The student tour guides of the Kite and Key Society spend hundreds of hours each year welcoming around 75,000 visitors to Penn's campus.

They perform their work without compensation — a fact that is unlikely to change in the near future. At almost every other Ivy League school, however, student tour guides are paid by the university.

Most recently, Brown University announced it would begin paying its student tour guides $11 per hour starting January 2019. The new policy is meant to increase the socio-economic diversity of their guides.

Now, Penn and Columbia University are the only two without plans to pay campus tour guides. Other Ivies pay their guides anywhere between the state minimum wage to well above it. 

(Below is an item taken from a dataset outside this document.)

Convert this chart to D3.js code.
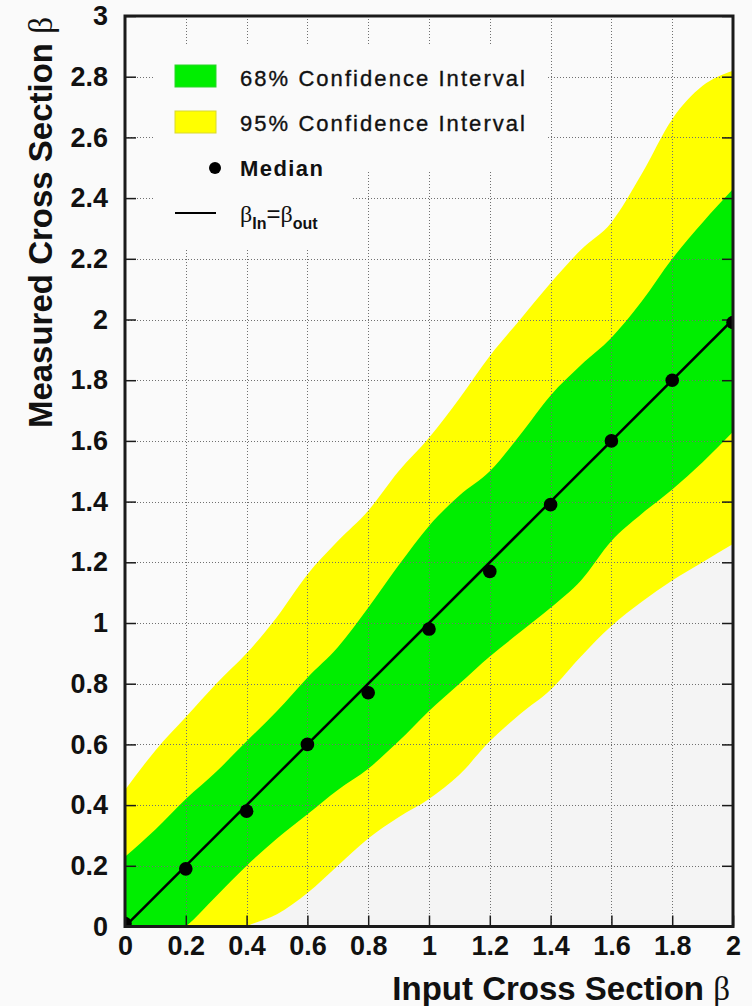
<!DOCTYPE html>
<html>
<head>
<meta charset="utf-8">
<script src="https://cdn.jsdelivr.net/npm/d3@7"></script>
<style>
  html, body { margin: 0; padding: 0; background: #fafafa; }
  svg { display: block; }
</style>
</head>
<body>
<svg id="chart" width="752" height="1006"></svg>
<script>
// Input cross section sampled for the confidence bands
const bandX = [0.0, 0.1, 0.2, 0.3, 0.4, 0.5, 0.6, 0.7, 0.8, 0.9, 1.0,
               1.1, 1.2, 1.3, 1.4, 1.5, 1.6, 1.7, 1.8, 1.9, 2.0];
// 95% interval limits
const upper95 = [0.45, 0.58, 0.69, 0.80, 0.90, 1.02, 1.16, 1.27, 1.37, 1.50, 1.61,
                 1.74, 1.88, 2.00, 2.12, 2.23, 2.32, 2.48, 2.66, 2.77, 2.82];
const lower95 = [-0.30, -0.22, -0.14, -0.06, 0.00, 0.04, 0.11, 0.20, 0.29, 0.36, 0.42,
                 0.50, 0.61, 0.70, 0.78, 0.89, 0.99, 1.07, 1.14, 1.20, 1.26];
// 68% interval limits
const upper68 = [0.23, 0.32, 0.42, 0.51, 0.61, 0.71, 0.82, 0.92, 1.05, 1.19, 1.32,
                 1.42, 1.50, 1.62, 1.75, 1.85, 1.94, 2.06, 2.20, 2.32, 2.43];
const lower68 = [-0.14, -0.07, 0.00, 0.10, 0.20, 0.29, 0.37, 0.45, 0.52, 0.61, 0.71,
                 0.80, 0.89, 0.97, 1.05, 1.14, 1.27, 1.36, 1.44, 1.53, 1.63];
// Median of the measured cross section
const medianX = [0.0, 0.2, 0.4, 0.6, 0.8, 1.0, 1.2, 1.4, 1.6, 1.8, 2.0];
const medianY = [0.01, 0.19, 0.38, 0.60, 0.77, 0.98, 1.17, 1.39, 1.60, 1.80, 1.99];
// Reference line beta_in = beta_out
const diagX = [0, 2];
const diagY = [0, 2];

// Axis ticks
const xTicks = [0, 0.2, 0.4, 0.6, 0.8, 1.0, 1.2, 1.4, 1.6, 1.8, 2.0];
const xTickLabels = ["0", "0.2", "0.4", "0.6", "0.8", "1", "1.2", "1.4", "1.6", "1.8", "2"];
const yTicks = [0, 0.2, 0.4, 0.6, 0.8, 1.0, 1.2, 1.4, 1.6, 1.8, 2.0, 2.2, 2.4, 2.6, 2.8, 3.0];
const yTickLabels = ["0", "0.2", "0.4", "0.6", "0.8", "1", "1.2", "1.4", "1.6", "1.8",
                     "2", "2.2", "2.4", "2.6", "2.8", "3"];

(function drawChart() {
  const FONT = "'Liberation Sans', Arial, Helvetica, sans-serif";
  const SERIF = "'Liberation Serif', 'DejaVu Serif', serif";
  const GREEN = "#00ee00";
  const YELLOW = "#ffff00";

  const svg = d3.select("#chart");
  const pLeft = 125, pRight = 733, pTop = 16, pBottom = 926.5;

  const x = d3.scaleLinear().domain([0, 2]).range([pLeft, pRight]);
  const y = d3.scaleLinear().domain([0, 3]).range([pBottom, pTop]);

  svg.append("rect").attr("width", 752).attr("height", 1006).attr("fill", "#fafafa");

  svg.append("defs").append("clipPath").attr("id", "plot-clip")
    .append("rect").attr("x", pLeft).attr("y", pTop)
    .attr("width", pRight - pLeft).attr("height", pBottom - pTop);

  const bands = svg.append("g").attr("clip-path", "url(#plot-clip)");

  const bandRows = bandX.map((v, i) => ({
    x: v, lo95: lower95[i], hi95: upper95[i], lo68: lower68[i], hi68: upper68[i]
  }));

  // Region below the 95% band
  bands.append("path")
    .datum(bandRows)
    .attr("fill", "#f4f4f4")
    .attr("d", d3.area().curve(d3.curveMonotoneX)
      .x(d => x(d.x)).y0(y(-1)).y1(d => y(d.lo95)));

  // 95% band
  bands.append("path")
    .datum(bandRows)
    .attr("fill", YELLOW)
    .attr("d", d3.area().curve(d3.curveMonotoneX)
      .x(d => x(d.x)).y0(d => y(d.lo95)).y1(d => y(d.hi95)));

  // 68% band
  bands.append("path")
    .datum(bandRows)
    .attr("fill", GREEN)
    .attr("d", d3.area().curve(d3.curveMonotoneX)
      .x(d => x(d.x)).y0(d => y(d.lo68)).y1(d => y(d.hi68)));

  // Dotted grid
  const grid = svg.append("g")
    .attr("stroke", "#707070").attr("stroke-width", 1)
    .attr("stroke-dasharray", "1,2").attr("fill", "none");
  grid.selectAll("line.v")
    .data(xTicks.filter(v => v > 0 && v < 2))
    .join("line").attr("class", "v")
    .attr("x1", d => Math.round(x(d)) + 0.5).attr("x2", d => Math.round(x(d)) + 0.5)
    .attr("y1", pTop).attr("y2", pBottom);
  grid.selectAll("line.h")
    .data(yTicks.filter(v => v > 0 && v < 3))
    .join("line").attr("class", "h")
    .attr("y1", d => Math.round(y(d)) + 0.5).attr("y2", d => Math.round(y(d)) + 0.5)
    .attr("x1", pLeft).attr("x2", pRight);

  // Axes
  const xAxis = d3.axisBottom(x)
    .tickValues(xTicks)
    .tickFormat((d, i) => xTickLabels[i])
    .tickSizeInner(-11).tickSizeOuter(0).tickPadding(9);
  const yAxis = d3.axisLeft(y)
    .tickValues(yTicks)
    .tickFormat((d, i) => yTickLabels[i])
    .tickSizeInner(-11).tickSizeOuter(0).tickPadding(17);
  const yAxisRight = d3.axisRight(y)
    .tickValues(yTicks).tickFormat("")
    .tickSizeInner(-11).tickSizeOuter(0);

  function styleAxis(g) {
    g.select(".domain").remove();
    g.selectAll(".tick line").attr("stroke", "#1a1a1a").attr("stroke-width", 1.5);
    g.selectAll(".tick text")
      .attr("fill", "#111")
      .attr("font-family", FONT)
      .attr("font-weight", "bold")
      .attr("font-size", 27);
  }

  svg.append("g").attr("transform", `translate(0,${pBottom})`).call(xAxis).call(styleAxis);
  svg.append("g").attr("transform", `translate(${pLeft},0)`).call(yAxis).call(styleAxis);
  svg.append("g").attr("transform", `translate(${pRight},0)`).call(yAxisRight).call(styleAxis);

  // Reference line and medians, above the grid
  const marks = svg.append("g").attr("clip-path", "url(#plot-clip)");
  marks.append("path")
    .datum(diagX.map((v, i) => [v, diagY[i]]))
    .attr("fill", "none").attr("stroke", "#000").attr("stroke-width", 2.5)
    .attr("d", d3.line().x(d => x(d[0])).y(d => y(d[1])));

  marks.selectAll("circle.median")
    .data(medianX.map((v, i) => [v, medianY[i]]))
    .join("circle").attr("class", "median")
    .attr("cx", d => x(d[0])).attr("cy", d => y(d[1]))
    .attr("r", 6.8).attr("fill", "#000");

  // Frame
  svg.append("rect")
    .attr("x", pLeft).attr("y", pTop)
    .attr("width", pRight - pLeft).attr("height", pBottom - pTop)
    .attr("fill", "none").attr("stroke", "#1a1a1a").attr("stroke-width", 3);

  // Axis titles
  svg.append("text")
    .attr("transform", "translate(730,1000)")
    .attr("text-anchor", "end")
    .attr("font-family", FONT).attr("font-weight", "bold").attr("font-size", 33)
    .attr("fill", "#111")
    .call(t => {
      t.append("tspan").text("Input Cross Section ");
      t.append("tspan").attr("font-family", SERIF).attr("font-weight", "normal").text("β");
    });

  svg.append("text")
    .attr("transform", "translate(52,17) rotate(-90)")
    .attr("text-anchor", "end")
    .attr("font-family", FONT).attr("font-weight", "bold").attr("font-size", 33)
    .attr("fill", "#111")
    .call(t => {
      t.append("tspan").text("Measured Cross Section ");
      t.append("tspan").attr("font-family", SERIF).attr("font-weight", "normal").text("β");
    });

  // Legend
  const legend = svg.append("g");
  legend.append("rect").attr("x", 154).attr("y", 45).attr("width", 393).attr("height", 125)
    .attr("fill", "#fafafa");
  legend.append("rect").attr("x", 154).attr("y", 169).attr("width", 199).attr("height", 81)
    .attr("fill", "#fafafa");

  legend.append("rect").attr("x", 175).attr("y", 65).attr("width", 41).attr("height", 22)
    .attr("fill", GREEN).attr("stroke", "#2bd42b").attr("stroke-width", 1);
  legend.append("rect").attr("x", 175).attr("y", 111).attr("width", 41).attr("height", 22)
    .attr("fill", YELLOW).attr("stroke", "#d8d830").attr("stroke-width", 1);
  legend.append("circle").attr("cx", 215).attr("cy", 168).attr("r", 6).attr("fill", "#000");
  legend.append("line").attr("x1", 175).attr("x2", 216).attr("y1", 213).attr("y2", 213)
    .attr("stroke", "#000").attr("stroke-width", 2);

  const legendText = [
    { label: "68% Confidence Interval", y: 86, w: 285, weight: "normal" },
    { label: "95% Confidence Interval", y: 131, w: 285, weight: "normal" },
    { label: "Median", y: 176, w: 83, weight: "bold" }
  ];
  legend.selectAll("text.entry")
    .data(legendText)
    .join("text").attr("class", "entry")
    .attr("x", 240).attr("y", d => d.y)
    .attr("textLength", d => d.w).attr("lengthAdjust", "spacing")
    .attr("font-family", FONT).attr("font-size", 22).attr("font-weight", d => d.weight)
    .attr("fill", "#111")
    .attr("stroke", d => d.weight === "normal" ? "#111" : "none")
    .attr("stroke-width", 0.35)
    .text(d => d.label);

  // beta_In = beta_out entry
  const eq = legend.append("text")
    .attr("x", 240).attr("y", 222)
    .attr("font-family", FONT).attr("font-size", 24).attr("fill", "#111");
  eq.append("tspan").attr("font-family", SERIF).text("β");
  eq.append("tspan").attr("font-weight", "bold").attr("font-size", 16).attr("dy", 7).text("In");
  eq.append("tspan").attr("dy", -7).text("=");
  eq.append("tspan").attr("font-family", SERIF).text("β");
  eq.append("tspan").attr("font-weight", "bold").attr("font-size", 16).attr("dy", 7).text("out");
})();
</script>
</body>
</html>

“If we’re [not] sharing the voices of first-generation students or the voices of students who receive financial aid, I think it’s a missed opportunity,”  Logan Powell, Brown's dean of admissions, Powell told The Brown Daily Herald. “There is a need to represent Brown from all perspectives.”

At Penn, President of Kite and Key and Engineering senior Julia DiSalvio said the organization was founded to be be volunteered-based and will continue to be for the foreseeable future. 

"We have always viewed ourselves as a student-run, volunteer-based service organization," DiSalvio said. "We don't expect to be paid because we are doing it out of service."

DiSalvio said she has never encountered a student tour guide at Penn who complained about being unpaid, adding that leadership makes the lack of monetary compensation clear during the recruitment process. 

Credit: Gillian Diebold

Kathryn Bezella, the Director of Marketing & Communications for Penn's Office of Undergraduate Admission, characterized the student tour guides as "highly regarded by our office and an important part of our ability to serve prospective students."

Students can, however, earn money over the summer, DiSalvio said. 

Throughout the regular academic year, Kite and Key guides provide campus tours twice a day, five days a week, with each tour lasting approximately an hour and 15 minutes. 

There are approximately 150 guides currently in the group, according to DiSalvio, with the expectation that each student guide will lead one tour a week. During September and October, the peak season of college visits, Kite and Key also offers tours on Saturdays.

The group also have an Equity and Access branch that helps admissions facilitate programming for incoming students from underrepresented students. Matteo Geatti, the Equity & Access Chair of Kite and Key, declined to comment.

Concerning the socio-economic diversity of the group internally, while Kite and Key does not track the socio-economic breakdown of its members, DiSalvio said that the group strives to remains as diverse as Penn's campus as a whole. 

"There is socio-economic diversity right now, but it is always something that we strive to improve on," DiSalvio said. "Even Penn is always striving to improve its diversity, so we are as well. Our goal is just to match the university demographic."

The group largely recruits new members by emailing groups across campus. 

"We literally just spam as many groups on campus possible to make sure that we are truly reaching every corner of Penn and every single perspective."